Attempts by The Fix to contact student activists were not successful.
“We are listening to a broad group of community stakeholders along with faculty and students to explore the ways we can make positive contributions in our community,” a Columbia spokesperson told the Spectator previously.
The Fix emailed the main lecturer of the course, Erika Whillas, three times in the last two weeks for comment concerning the results of the course and for any responses to objections about the class.

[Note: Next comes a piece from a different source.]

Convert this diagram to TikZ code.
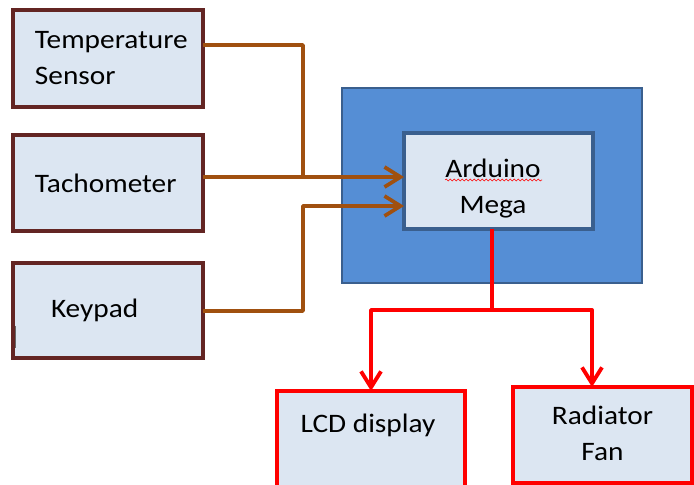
\documentclass[tikz,border=0pt]{standalone}
\usepackage{fontspec}
\setmainfont{Carlito}[FakeStretch=1.1]
\usetikzlibrary{arrows.meta,decorations.pathmorphing}
\definecolor{boxfill}{HTML}{DCE6F2}
\definecolor{boxdraw}{HTML}{632523}
\definecolor{brownline}{HTML}{A0500F}
\definecolor{bluefill}{HTML}{558ED5}
\definecolor{bluedraw}{HTML}{3A5F8E}
\definecolor{redline}{HTML}{FF0000}
\tikzset{
  inbox/.style={draw=boxdraw, fill=boxfill, line width=2.6pt, inner sep=0pt, outer sep=0pt,
    font=\fontsize{20}{27}\selectfont, align=left},
  outbox/.style={draw=redline, fill=boxfill, line width=2.6pt, inner sep=0pt, outer sep=0pt,
    font=\fontsize{20}{27}\selectfont, align=center},
  lbl/.style={inner sep=0pt, font=\fontsize{20}{27}\selectfont, align=center},
  brownarrow/.style={draw=brownline, line width=2.8pt, line join=round,
    -{Straight Barb[length=12pt,width=15pt]}},
  brownwire/.style={draw=brownline, line width=2.8pt, line join=round},
  redarrow/.style={draw=redline, line width=2.9pt, line join=round,
    -{Straight Barb[length=12pt,width=15pt]}},
  redwire/.style={draw=redline, line width=2.9pt, line join=round},
}
\begin{document}
\begin{tikzpicture}[x=0.75pt,y=-0.75pt]
\useasboundingbox (0,0) rectangle (694,485);
\clip (0,0) rectangle (694,485);
% input boxes
\node[inbox, minimum width=190*0.75pt, minimum height=97*0.75pt, text width=146*0.75pt] (temp) at (108,58.5)
  {\raisebox{-2pt}{Temperature}\\\raisebox{-2pt}{Sensor}};
\node[inbox, minimum width=190*0.75pt, minimum height=96*0.75pt, text width=146*0.75pt] (tach) at (108,183)
  {Tachometer};
\node[inbox, minimum width=190*0.75pt, minimum height=95*0.75pt, text width=114*0.75pt] (kp) at (108,310.5)
  {Keypad};
% controller
\node[draw=bluedraw, fill=bluefill, line width=2pt, minimum width=300*0.75pt, minimum height=195*0.75pt,
  inner sep=0pt] (outer) at (492,185.5) {};
\node[draw=bluedraw, fill=boxfill, line width=2.6pt, minimum width=189*0.75pt, minimum height=96*0.75pt,
  inner sep=0pt, outer sep=0pt] (mcu) at (498.5,181) {};
\node[lbl] (mcutext) at (493,189) {Arduino\\Mega};
% outputs
\node[outbox, minimum width=188*0.75pt, minimum height=140*0.75pt] (lcd) at (371,461) {};
\node[lbl] (lcdtext) at (368,425) {LCD display};
\node[outbox, minimum width=179*0.75pt, minimum height=96*0.75pt] (fan) at (602.5,435) {\raisebox{2pt}{Radiator}\\\raisebox{2pt}{Fan}};
% spell-check squiggle
\coordinate (sq1) at (445,180);
\coordinate (sq2) at (542,180);
\draw[redline, line width=0.4pt, decorate, decoration={snake, amplitude=0.7pt, segment length=3pt}] (sq1) -- (sq2);
% cursor mark
\coordinate (cm1) at (15,326);
\coordinate (cm2) at (15,348);
\draw[black!60, line width=0.6pt] (cm1) -- (cm2);
% wiring
\coordinate (ja) at (303,45);
\coordinate (jb) at (303,177);
\coordinate (in1) at (404,177);
\coordinate (in2) at (404,206);
\coordinate (jc) at (303,311);
\coordinate (jd) at (303,206);
\draw[brownwire] (temp.east |- ja) -- (ja) -- (jb);
\draw[brownarrow] (tach.east |- in1) -- (in1);
\draw[brownarrow] (kp.east |- jc) -- (jc) -- (jd) -- (in2);
\coordinate (r0) at (492,229);
\coordinate (r1) at (492,310);
\coordinate (rl) at (371,310);
\coordinate (rr) at (592,310);
\draw[redwire] (mcu.south -| r0) -- (r1);
\draw[redarrow] (r1) -- (rl) -- (rl |- lcd.north);
\draw[redarrow] (r1) -- (rr) -- (rr |- fan.north);
\end{tikzpicture}
\end{document}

She has not responded.
The Fix was also unable to obtain a response after five emails to multiple members of the executive committee of Harlem’s Chamber of Commerce for comment on their potential involvement with the course.
Costello linked the university’s efforts to that of Big Tech and its censorship of conservatives and liberals who questioned certain media narratives.
“We have seen in recent years how the government, in collusion with Big Tech has promoted new levels of surveillance and censorship that undermine fundamental rights like free speech,” Costello told The Fix. “The recent revelations from the Twitter Files have shown how far this sort of narrative control goes (and actually these revelations are likely just the tip of the iceberg).”
“There needs to be investment to develop Harlem in a way that benefits the families, small businesses, and working people of Harlem,” Costello said.
He wants developers to improve affordable housing and he wants to see manufacturing jobs return to the area. “Development should address people’s needs instead of funneling tax dollars into the hands of elite universities and well connected corporations,” Costello said.